Re: Any men who have found someone better?
Mike, to answer your original question, yes, I have found a marriage that is leaps and bounds better than the one I was in. My ex-wife was having an affair with another woman. Your wife is having an affair also, and has an "affair buddy" to talk it over with, unless that is the person with whom she is having an affair.
Anyway, should you decide to end it, you will find that after many years off the market, many things have changed in the modern dating world. If you go to date women around your own age, you will find most of them are not as hung up about sex as they used to be. You will also find that there are many many women who will respond to a happy, stable, well-off man in very positive ways. The world is your oyster, so you shouldn't put up with any less from your current or any future spouse.

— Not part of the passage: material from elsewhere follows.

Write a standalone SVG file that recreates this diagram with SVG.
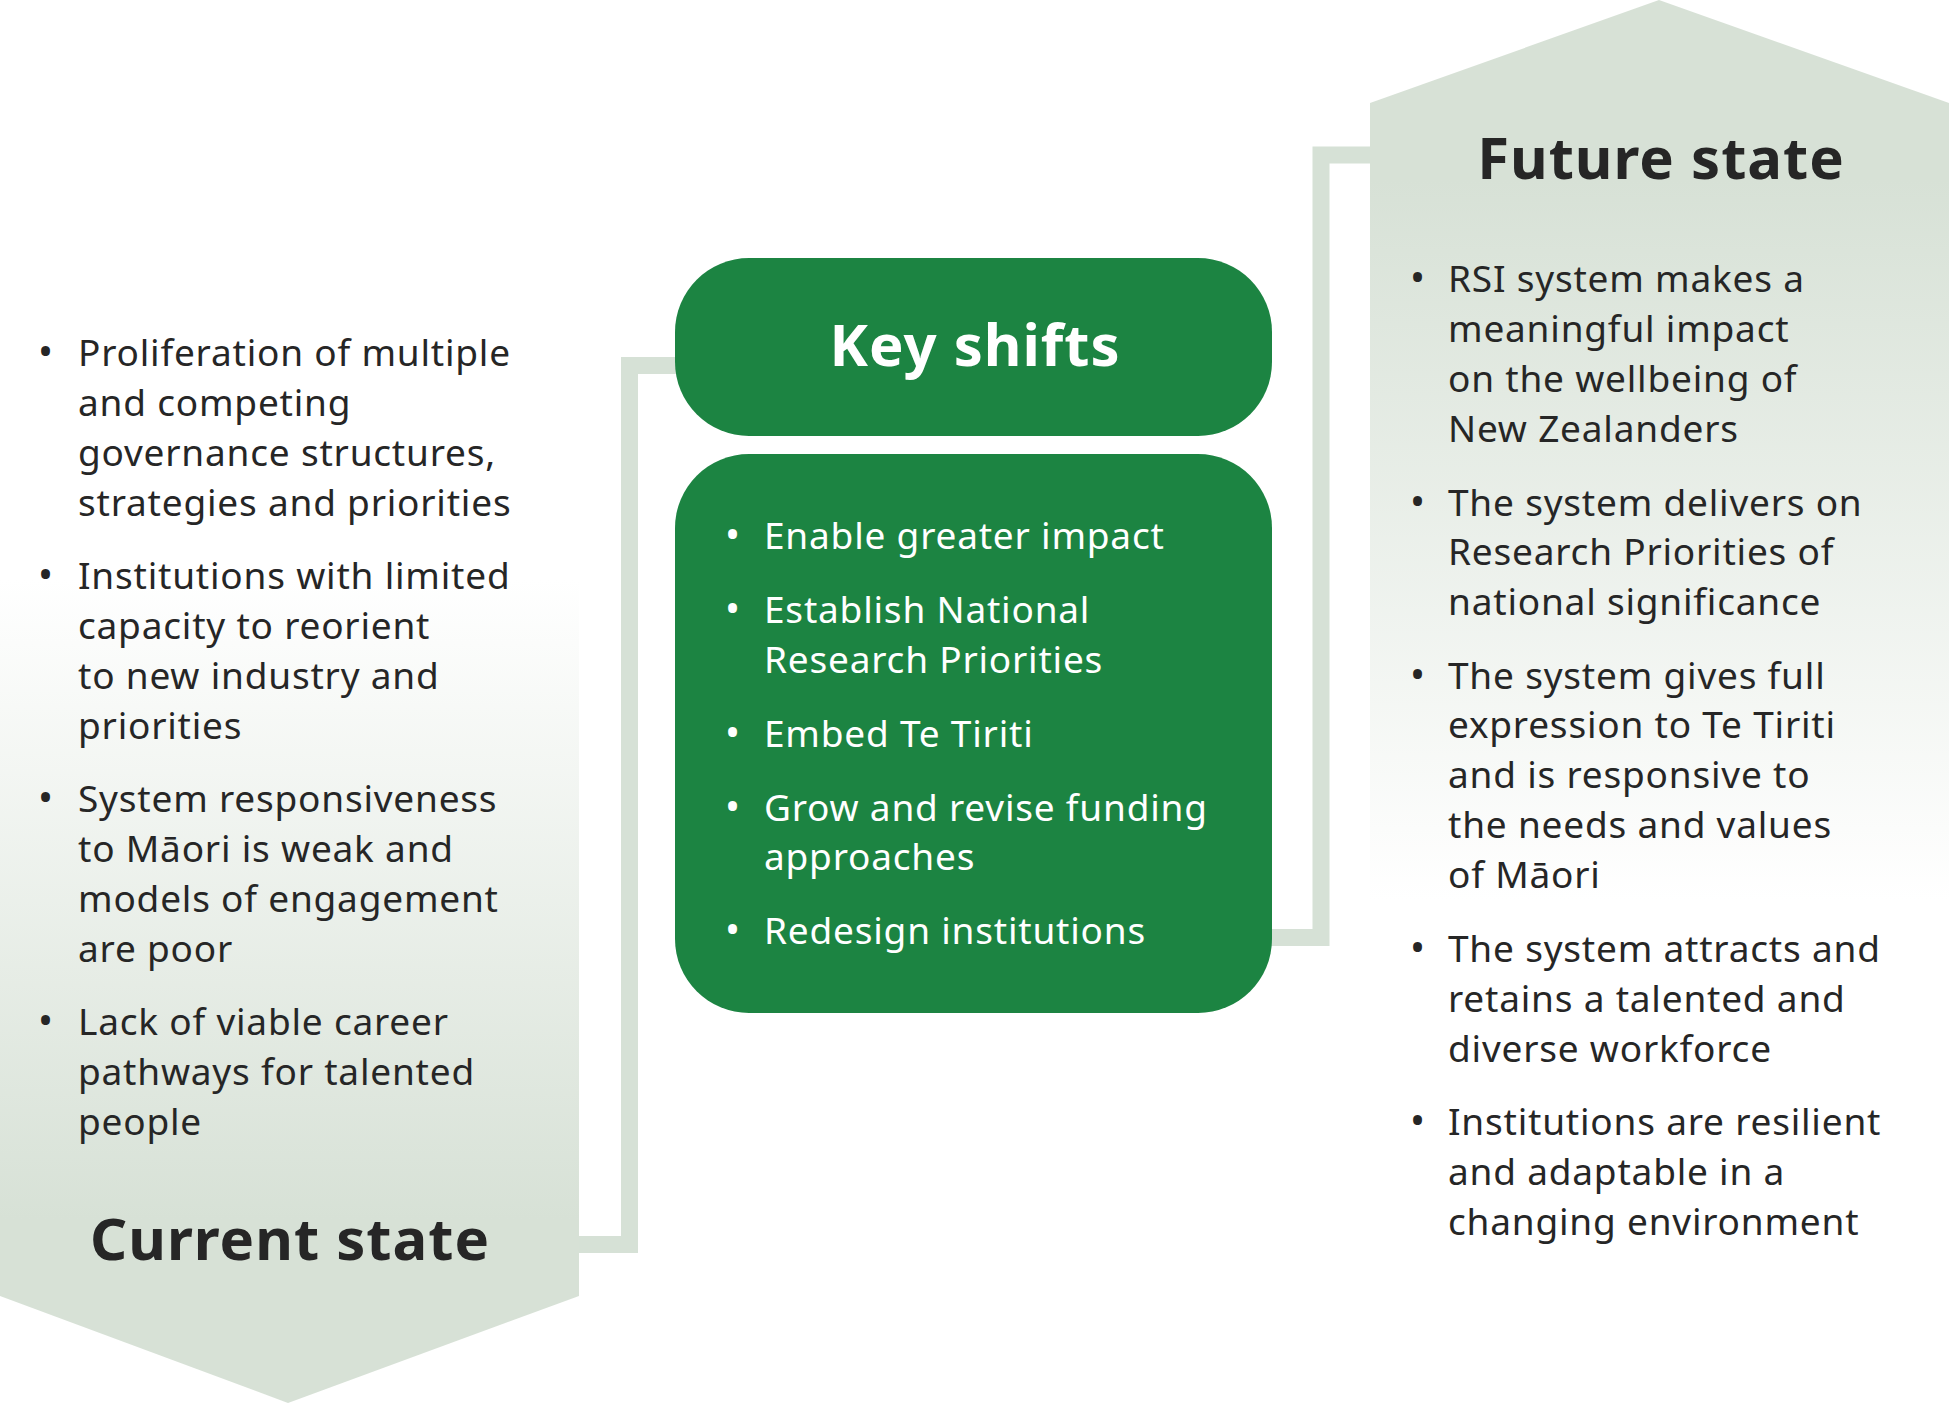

I started dating before I was ready to start having sex, and boy did that drive them nuts. After a few weeks of that I finally gave in, and had the best sex of my life. I had offers from several women. It was like being a hot teen girl.
It so happened that I met an awesome, smart woman during this time who understands what she wants and how to get it. She mentioned that she used to date the bad boys, and I being a typical beta schlub had accidentally come off as one of those on our first meeting because it was at a second party, where I was already a little tipsy, and I was riding my motorcycle.
So, I did some research about bad boys and found game. It was a revelation that it's ok to be a bad boy, because that's what women really want, and being a "nice guy" was really sabotaging my efforts. I'm not really all that nice anyway; I just had to release the beast and let go of failed strategies.
Previously, I had thought that I just wasn't being accommodating enough, and that was why it didn't all work out. I thought I had to hide all that carnal desire and that independent streak to get a woman. I thought it was just the price we had to pay to get sex, as costly as it was to my soul. But every step I took to being a real man was actually encouraged by my new woman, and we are now happily married.
She encourages the manly aspects, but she also is smart and aware of relationships enough to know when it's time for her to set boundaries. I know how to set my boundaries too, and to ask for what I want. So the main thing is we talk about how we really feel without the fear that either will punish the other for it.
In my prior marriage this was not the case. It was always about fear and she was always right. She apologized exactly once in 21 years, after it was all over. She was very narcissistic, and always wondered why everyone couldn't live in her world, it would make the world so much better a place.
Coming out the other side, after years, has been a very pleasant experience. I'm sure the stress in the meantime of divorce, child support, not seeing my kids as much, many months fixing and selling two different houses (mine and my new wife's), getting remarried, buying a new house, all that has taken years off my life no doubt, but it will be a better life, also no doubt.